Sandya moves away from advertising towards the end. Having retired from another advertising firm, (though not from advertising: it’s easier to think of a leopard changing her spots), she finds herself at the World Bank (where she runs into walls, tries to fight through them, and in a catharsis of despair and disillusionment, moves on), channels her passion for local cinema through Film Island and tourism through Jungle Fowl, and establishes her own Good Karma Consultancy. Along the way, she does her bit for her political beliefs (which, to be frank, are not mine) by conceiving probably the most unlikely but creative campaigns for one of the few politicians she looks up to, Harsha de Silva. It’s only fitting that she ends at the “latest development” at the time of the book’s publication: the Easter attacks. Between 1983, when we witnessed the worst ever pogrom against Tamils, and 2019, when we witnessed an upsurge of hate against Christians and Muslims, Sandya thus sees much to be upset, and also hopeful, about.  

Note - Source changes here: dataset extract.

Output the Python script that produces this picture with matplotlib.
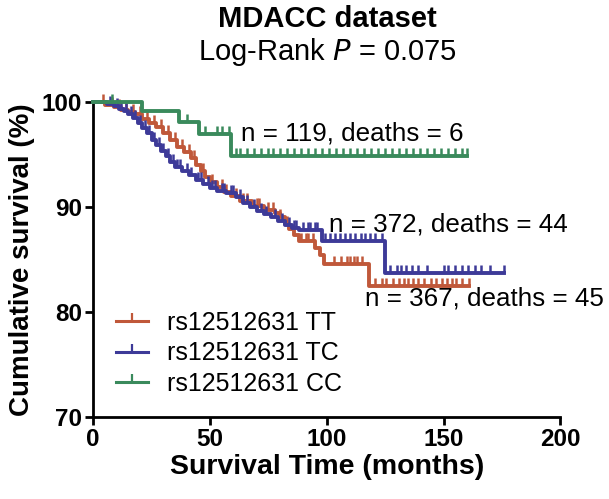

Given how the economy has gone down, and is going down, it’s not really surprising that advertising has become tamer and more conservative; more fearful, in fact. This contention I am not willing to fight over or fight for, but experience bears me out. In any case, as a friend of mine put it, creativity survives and supersedes profits and economics. If Sandya’s account of her career is anything to go by, we have many a stalwart, pioneer, and giant from the field to thank for, icons she herself associated with: from the “father” Reggie Candappa to the still-there-and-very-much-active “grandson” Irvin Weerackody; it is up to us, “creatives” working in the field, to take forward and add to what they pioneered.  


Sandya Salgado spent 30 years in advertising. So far, I’ve spent three. I am still a student. Through her book, she taught me well. To put that succinctly, this is a memoir of a life in the industry I was waiting to devour. That I enjoyed it thoroughly is beside the point. The point, as always for a review, is that you should buy and thumb through it.